I never had to put up with weekends filled with ear-wrenching, underage clubbing in too-tight clothes and crippling high heels in order to see how many equally desperate, grubby blokes I could snog so as to compare notes with the group on Monday. Later on in teenage years, I also avoided the various fallouts casual sex can have, simply by staying home with a movie, maybe with a friend, and not having any.

I got to sleep later in the mornings because I never had to get up in time to do makeup or hair or find the perfect outfit.

I could eat pretty much what I wanted because there was no need to watch my figure obsessively – what’s a little fat between friends?!

I could do (and still do) things like roll down hills; paddle in the sea with stubbly legs; run like a mad thing along the beach, arms and legs flailing; skip down the high street hand in hand with my bezzie, not caring who saw us; sing at the top of my voice in the car to the radio; play in mud; eat chips; make funny faces at babies; sing to Niece and Neff round the shops; have amazing Superhero fights with them in public; have fun.

I had my fair share of being slightly resentful about not being cool, but in the end, I’m thankful that I wasn’t – I would’ve missed out on so much awesomeness and had so much more to regret. 
    

— 2 —

Talking of my bezzie, we’ve just had an amazing conversation about ways to train our brains away from problem foods (yes, a little fat between friends doesn’t matter, but you have to draw the line somewhere, right?). She came up with the idea of re-naming the foods we each love as something unappealing in a bid to ‘unhook’ from the unhealthy relationship with that thing.

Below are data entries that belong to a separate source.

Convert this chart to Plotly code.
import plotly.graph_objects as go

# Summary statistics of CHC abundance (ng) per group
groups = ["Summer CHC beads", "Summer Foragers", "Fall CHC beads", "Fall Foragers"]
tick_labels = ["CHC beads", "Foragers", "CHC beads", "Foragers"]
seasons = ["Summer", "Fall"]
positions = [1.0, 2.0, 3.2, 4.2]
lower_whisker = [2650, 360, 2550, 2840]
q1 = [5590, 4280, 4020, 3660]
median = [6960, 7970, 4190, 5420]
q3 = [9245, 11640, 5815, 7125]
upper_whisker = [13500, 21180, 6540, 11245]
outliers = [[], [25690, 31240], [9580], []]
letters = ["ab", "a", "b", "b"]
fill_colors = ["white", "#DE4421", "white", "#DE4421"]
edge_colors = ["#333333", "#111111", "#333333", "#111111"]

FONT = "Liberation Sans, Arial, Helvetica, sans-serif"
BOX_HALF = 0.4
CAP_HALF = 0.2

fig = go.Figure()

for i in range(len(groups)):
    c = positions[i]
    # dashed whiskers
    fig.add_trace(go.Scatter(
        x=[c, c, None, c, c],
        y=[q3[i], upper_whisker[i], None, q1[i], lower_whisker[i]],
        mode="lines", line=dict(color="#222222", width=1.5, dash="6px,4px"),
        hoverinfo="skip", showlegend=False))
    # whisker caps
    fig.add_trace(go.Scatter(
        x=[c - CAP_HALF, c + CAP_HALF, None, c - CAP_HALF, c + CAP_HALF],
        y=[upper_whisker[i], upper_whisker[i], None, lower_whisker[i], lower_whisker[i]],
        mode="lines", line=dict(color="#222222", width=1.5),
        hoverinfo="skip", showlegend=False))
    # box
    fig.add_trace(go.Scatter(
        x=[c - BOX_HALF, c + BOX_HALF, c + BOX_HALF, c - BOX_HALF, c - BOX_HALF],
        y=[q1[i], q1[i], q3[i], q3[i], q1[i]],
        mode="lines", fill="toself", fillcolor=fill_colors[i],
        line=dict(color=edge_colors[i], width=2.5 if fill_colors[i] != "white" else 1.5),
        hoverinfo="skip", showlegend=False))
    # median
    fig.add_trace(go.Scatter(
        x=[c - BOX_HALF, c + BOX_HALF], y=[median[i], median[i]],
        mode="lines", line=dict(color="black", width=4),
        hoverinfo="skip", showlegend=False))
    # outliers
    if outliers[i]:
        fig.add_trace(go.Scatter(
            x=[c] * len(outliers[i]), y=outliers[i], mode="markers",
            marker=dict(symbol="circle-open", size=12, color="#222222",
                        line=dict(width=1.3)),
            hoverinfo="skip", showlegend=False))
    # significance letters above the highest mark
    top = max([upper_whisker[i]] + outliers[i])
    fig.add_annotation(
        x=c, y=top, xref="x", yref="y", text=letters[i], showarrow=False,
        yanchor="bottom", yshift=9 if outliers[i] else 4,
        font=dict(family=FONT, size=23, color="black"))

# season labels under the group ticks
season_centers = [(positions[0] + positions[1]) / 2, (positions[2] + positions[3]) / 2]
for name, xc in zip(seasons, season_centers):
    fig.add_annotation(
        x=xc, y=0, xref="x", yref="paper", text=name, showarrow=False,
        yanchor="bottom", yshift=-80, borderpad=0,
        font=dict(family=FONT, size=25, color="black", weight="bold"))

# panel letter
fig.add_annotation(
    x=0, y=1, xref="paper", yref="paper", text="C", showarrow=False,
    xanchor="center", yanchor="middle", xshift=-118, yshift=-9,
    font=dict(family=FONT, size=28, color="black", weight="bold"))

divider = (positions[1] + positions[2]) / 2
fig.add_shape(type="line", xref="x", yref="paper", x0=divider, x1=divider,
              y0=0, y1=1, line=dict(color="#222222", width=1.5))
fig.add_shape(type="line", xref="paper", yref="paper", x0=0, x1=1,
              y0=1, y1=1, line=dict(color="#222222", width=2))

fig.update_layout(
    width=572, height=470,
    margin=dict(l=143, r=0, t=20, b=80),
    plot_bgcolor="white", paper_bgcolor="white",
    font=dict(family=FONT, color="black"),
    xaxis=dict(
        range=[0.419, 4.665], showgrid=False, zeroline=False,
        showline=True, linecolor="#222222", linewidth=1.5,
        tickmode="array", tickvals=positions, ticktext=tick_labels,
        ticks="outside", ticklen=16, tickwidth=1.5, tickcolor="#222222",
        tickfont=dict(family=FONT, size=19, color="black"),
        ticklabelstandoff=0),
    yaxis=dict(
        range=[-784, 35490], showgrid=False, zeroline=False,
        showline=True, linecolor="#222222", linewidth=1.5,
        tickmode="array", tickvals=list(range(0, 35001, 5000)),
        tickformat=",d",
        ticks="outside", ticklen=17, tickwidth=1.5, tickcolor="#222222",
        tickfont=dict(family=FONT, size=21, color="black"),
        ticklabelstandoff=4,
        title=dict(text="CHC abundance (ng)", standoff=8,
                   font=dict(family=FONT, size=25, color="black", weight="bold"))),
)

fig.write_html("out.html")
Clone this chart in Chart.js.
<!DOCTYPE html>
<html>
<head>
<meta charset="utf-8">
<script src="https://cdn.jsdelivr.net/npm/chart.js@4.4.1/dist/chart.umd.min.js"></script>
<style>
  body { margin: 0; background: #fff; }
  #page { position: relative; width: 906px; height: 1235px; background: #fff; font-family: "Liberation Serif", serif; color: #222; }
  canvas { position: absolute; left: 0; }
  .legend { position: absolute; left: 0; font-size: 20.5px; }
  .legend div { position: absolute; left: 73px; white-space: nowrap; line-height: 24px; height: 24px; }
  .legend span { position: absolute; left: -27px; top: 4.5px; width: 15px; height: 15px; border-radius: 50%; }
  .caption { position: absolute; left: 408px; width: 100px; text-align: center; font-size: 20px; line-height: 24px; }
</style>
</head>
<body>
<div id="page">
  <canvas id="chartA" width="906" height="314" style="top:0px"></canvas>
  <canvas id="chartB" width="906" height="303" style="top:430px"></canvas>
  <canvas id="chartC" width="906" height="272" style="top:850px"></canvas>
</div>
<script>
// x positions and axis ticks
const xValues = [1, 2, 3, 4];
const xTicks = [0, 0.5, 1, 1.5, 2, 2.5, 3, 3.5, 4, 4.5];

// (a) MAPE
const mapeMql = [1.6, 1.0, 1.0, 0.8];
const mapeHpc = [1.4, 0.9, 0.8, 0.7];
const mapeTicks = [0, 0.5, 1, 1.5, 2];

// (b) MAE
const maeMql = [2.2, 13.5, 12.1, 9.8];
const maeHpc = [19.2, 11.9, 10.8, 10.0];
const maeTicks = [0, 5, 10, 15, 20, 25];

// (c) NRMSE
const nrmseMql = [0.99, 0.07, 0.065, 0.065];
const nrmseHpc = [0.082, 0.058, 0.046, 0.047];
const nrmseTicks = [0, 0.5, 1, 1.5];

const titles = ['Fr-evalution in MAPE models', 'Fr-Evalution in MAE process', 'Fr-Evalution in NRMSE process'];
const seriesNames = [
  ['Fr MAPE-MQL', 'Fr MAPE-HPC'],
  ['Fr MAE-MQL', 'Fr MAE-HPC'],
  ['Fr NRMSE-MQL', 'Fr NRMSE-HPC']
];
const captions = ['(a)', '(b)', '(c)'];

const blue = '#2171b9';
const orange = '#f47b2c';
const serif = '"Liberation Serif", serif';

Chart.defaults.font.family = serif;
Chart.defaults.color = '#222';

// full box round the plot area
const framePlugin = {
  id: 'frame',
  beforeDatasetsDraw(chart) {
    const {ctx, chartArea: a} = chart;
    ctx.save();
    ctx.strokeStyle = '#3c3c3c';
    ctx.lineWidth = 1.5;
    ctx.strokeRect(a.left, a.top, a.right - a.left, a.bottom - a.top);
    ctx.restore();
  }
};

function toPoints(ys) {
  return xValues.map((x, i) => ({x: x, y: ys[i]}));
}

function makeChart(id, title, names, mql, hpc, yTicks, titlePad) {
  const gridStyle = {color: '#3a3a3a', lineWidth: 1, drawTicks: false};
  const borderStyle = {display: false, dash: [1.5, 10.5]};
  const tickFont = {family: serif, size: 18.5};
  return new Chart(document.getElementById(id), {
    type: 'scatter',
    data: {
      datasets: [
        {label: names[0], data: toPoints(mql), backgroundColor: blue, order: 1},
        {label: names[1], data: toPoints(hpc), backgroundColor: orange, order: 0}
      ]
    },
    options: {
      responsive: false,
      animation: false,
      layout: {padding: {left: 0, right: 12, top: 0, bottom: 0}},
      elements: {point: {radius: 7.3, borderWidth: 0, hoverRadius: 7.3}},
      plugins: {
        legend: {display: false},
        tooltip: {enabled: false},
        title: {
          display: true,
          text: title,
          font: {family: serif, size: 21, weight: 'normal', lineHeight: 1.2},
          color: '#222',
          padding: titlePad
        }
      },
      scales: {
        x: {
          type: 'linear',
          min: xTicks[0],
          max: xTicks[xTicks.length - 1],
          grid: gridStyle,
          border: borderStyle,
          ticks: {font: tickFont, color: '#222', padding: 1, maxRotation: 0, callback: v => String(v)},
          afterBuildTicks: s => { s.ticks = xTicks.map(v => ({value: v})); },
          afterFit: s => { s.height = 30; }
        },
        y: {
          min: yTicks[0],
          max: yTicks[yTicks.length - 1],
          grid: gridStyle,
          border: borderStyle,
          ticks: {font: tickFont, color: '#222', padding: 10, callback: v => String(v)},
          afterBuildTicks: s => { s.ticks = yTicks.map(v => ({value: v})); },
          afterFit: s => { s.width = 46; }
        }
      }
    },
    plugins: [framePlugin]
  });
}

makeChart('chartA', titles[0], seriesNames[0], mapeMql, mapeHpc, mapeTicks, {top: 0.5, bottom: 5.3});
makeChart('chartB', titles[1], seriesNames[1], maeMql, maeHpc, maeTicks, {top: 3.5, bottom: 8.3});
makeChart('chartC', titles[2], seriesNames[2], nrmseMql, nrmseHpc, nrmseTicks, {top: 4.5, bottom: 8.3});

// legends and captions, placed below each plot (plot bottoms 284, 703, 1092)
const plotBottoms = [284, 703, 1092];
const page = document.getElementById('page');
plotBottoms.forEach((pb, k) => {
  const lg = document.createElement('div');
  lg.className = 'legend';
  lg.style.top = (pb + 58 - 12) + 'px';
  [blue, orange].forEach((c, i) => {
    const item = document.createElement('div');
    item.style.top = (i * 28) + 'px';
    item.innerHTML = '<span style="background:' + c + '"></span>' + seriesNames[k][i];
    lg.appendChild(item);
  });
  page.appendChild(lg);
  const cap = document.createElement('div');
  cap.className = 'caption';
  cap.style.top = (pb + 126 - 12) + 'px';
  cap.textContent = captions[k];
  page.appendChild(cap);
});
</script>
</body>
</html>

For her it’s chocolate, and collectively we came up with ‘lardolate’, ‘blubberlate’, and the clear winner ‘fatarseolate’.

My ‘problem’ food is crisps. I rarely have them (probably less than once a week (that counts as ‘rarely’, right?)) but when I do, if there’s anything larger than a standard-portion-sized packet, I will be in there like yolk in egg. While there are still crisps, I will still be nomming. I just don’t have an ‘off’ switch for the things!

We got to deciding an alternative for crisps (which is harder than you might think, with the triple consonant at the end, which rapidly turns into a quadruple with most words) and after ‘fatsps’, ‘crapsps’ and ‘flabsps’ we settled on ‘chinsps’ – as in, gives you extra chins!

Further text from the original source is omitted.